Slices of Life Documentary
This feature is indispensable for fans of the film. A great amount of detail has gone into bringing us plenty of facts and reminiscing about the shooting process. Christopher Adamson, Eileen Daly, Jonathan Coote and Kevin Howarth head up the actors contributions and Jake West and some of his crew go through the motions to provide an entertaining hour long piece.
Theatrical Trailer (1.31)
The original trailer for the film is something fresh indeed. It starts off by asking us if we're tired of the same old predictable films and promises to deliver something different, which as said already it does manage. Cue a selection of clips, mainly of Eileen Daly wearing rubber.
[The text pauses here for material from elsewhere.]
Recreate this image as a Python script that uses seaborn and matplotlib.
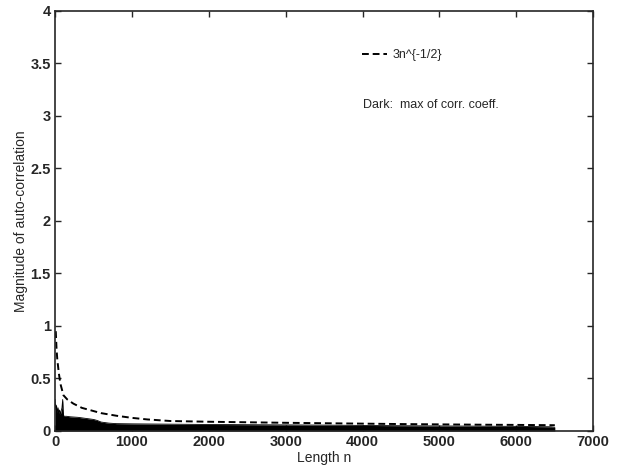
import numpy as np
import pandas as pd
import seaborn as sns
import matplotlib
matplotlib.use("Agg")
import matplotlib.pyplot as plt

# dashed reference curve
n_curve = [10, 20, 30, 50, 70, 110, 160, 240, 350, 450, 600, 800, 1000, 1200,
           1500, 2000, 2500, 3000, 3500, 4000, 4500, 5000, 5500, 6000, 6500]
y_curve = [0.95, 0.78, 0.68, 0.55, 0.45, 0.34, 0.30, 0.26, 0.22, 0.20, 0.17,
           0.145, 0.125, 0.11, 0.095, 0.088, 0.083, 0.078, 0.074, 0.070,
           0.066, 0.063, 0.060, 0.058, 0.055]

# upper edge of the dark region (max of corr. coeff.)
n_dark = [1, 5, 10, 15, 20, 30, 40, 50, 60, 70, 80, 90, 100, 105, 110, 120,
          150, 200, 300, 400, 500, 550, 600, 650, 700, 800, 1000, 1500, 2000,
          2500, 3000, 3500, 4000, 4500, 5000, 5500, 6000, 6450, 6500]
y_dark = [0.30, 0.22, 0.25, 0.20, 0.24, 0.18, 0.22, 0.17, 0.20, 0.16, 0.19,
          0.22, 0.30, 0.20, 0.15, 0.14, 0.14, 0.135, 0.13, 0.12, 0.11, 0.10,
          0.085, 0.08, 0.075, 0.07, 0.068, 0.065, 0.062, 0.06, 0.058, 0.056,
          0.053, 0.05, 0.048, 0.046, 0.044, 0.04, 0.035]

x_ticks = [0, 1000, 2000, 3000, 4000, 5000, 6000, 7000]
y_ticks = [0, 0.5, 1, 1.5, 2, 2.5, 3, 3.5, 4]
y_tick_labels = ["0", "0.5", "1", "1.5", "2", "2.5", "3", "3.5", "4"]

sns.set_style("ticks")
plt.rcParams["font.family"] = ["Liberation Sans", "DejaVu Sans"]

fig = plt.figure(figsize=(6.18, 4.70), dpi=100)
ax = fig.add_axes([0.089, 0.083, 0.871, 0.894])

dark = pd.DataFrame({"n": n_dark, "y": y_dark})
sns.lineplot(data=dark, x="n", y="y", color="black", lw=0.6, ax=ax)
ax.fill_between(dark["n"], dark["y"], 0, color="black", lw=0)

curve = pd.DataFrame({"n": n_curve, "y": y_curve})
sns.lineplot(data=curve, x="n", y="y", color="black", lw=1.4,
             linestyle=(0, (3.5, 2)), ax=ax, label="3n^{-1/2}")

ax.set_xlim(0, 7000)
ax.set_ylim(0, 4)
ax.set_xticks(x_ticks)
ax.set_xticklabels([str(t) for t in x_ticks], fontweight="bold", fontsize=10.5)
ax.set_yticks(y_ticks)
ax.set_yticklabels(y_tick_labels, fontweight="bold", fontsize=10.5)
ax.tick_params(direction="in", top=True, right=True, length=4, width=1, pad=3)
for s in ax.spines.values():
    s.set_linewidth(1.2)
    s.set_visible(True)

ax.set_xlabel("Length n", fontsize=10, labelpad=1)
ax.set_ylabel("Magnitude of auto-correlation", fontsize=10, labelpad=2)

leg = ax.legend(loc="upper left", bbox_to_anchor=(0.55, 0.935), frameon=False,
                fontsize=9, handlelength=2.0, handletextpad=0.4)
ax.text(0.572, 0.775, "Dark:  max of corr. coeff.", transform=ax.transAxes,
        fontsize=9, va="center", ha="left")

fig.savefig("out.png", dpi=100)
This menu is split into three pieces: Outtakes/Bloopers, Deleted/Alternate Scenes and CG Test Shots. Running for a little over 7-minutes the outtakes comprise of various onset gaffs, people forgetting their lines and makeup tests. These scenes are time coded. The deleted scenes run for just over 8-minutes and are not of much interest. Some are effects test shots and others are dialogue based scenes with unfinished sound. Lastly the CG test shots were a practice run, with West hoping to include them in the final film. Here we are presented with the theatrical trailer that includes some of those shots, which in all honesty don't make much more impact that they already have.
Cannes '97 Footage
This is a collection of pieces from Cannes '97 that include the film promo reel (10.55) which is introduced by composer, Richard Wells. The Cannes video diary (4.12) is brought to us by Jake West and Robert Mercer as they set out to promote their film. Jake shows us the collection of postcards and booklets used for promotion and takes us on a very brief tour of the festival. Lastly is the Cannes '97 trailer.
Photo Gallery (10.08)
This is a really nice selection of photographs that cover promotional material, on set work, stills and generally people enjoying themselves on set. These can only be viewed as a whole 10-minute sequence, which plays out to atmospheric music with no option to skip.
Thanks to Jake West for pointing these out himself:
If you go to the 'Audio Set up' button on Disk 1 and press 'left' you'll get an easter egg slide show of unseen poster art concepts.
If you go to the "manga preview" button on disk 2 and press 'right' you'll access a hidden featurette called "The Evolution of the Dream Sequence"
If you load disc 2 onto your PC or Mac you'll find a PDF of the original script which you can then print or read. Also the "Rocks action Scene Storyboards are here but I still haven't managed to open them.
Manga Previews (33.12)
That’s right, 33-minutes of Manga trailers for just about every one of their anime releases. I’ve expressed my disliking for such a lengthy reel in the past but at the end of the day I don’t suppose you have to actually watch it.
In the end Razor Blade Smile just doesn't take itself too seriously. It's fun, trashy, and campy, has plenty of blood, slyly winks at us and delivers gothic lesbianism. It even goes so far as to offer a neat and surreal twist of which the acting is perhaps more surreal, but entertainment is the name of the game and the film certainly delivers enough in that respect.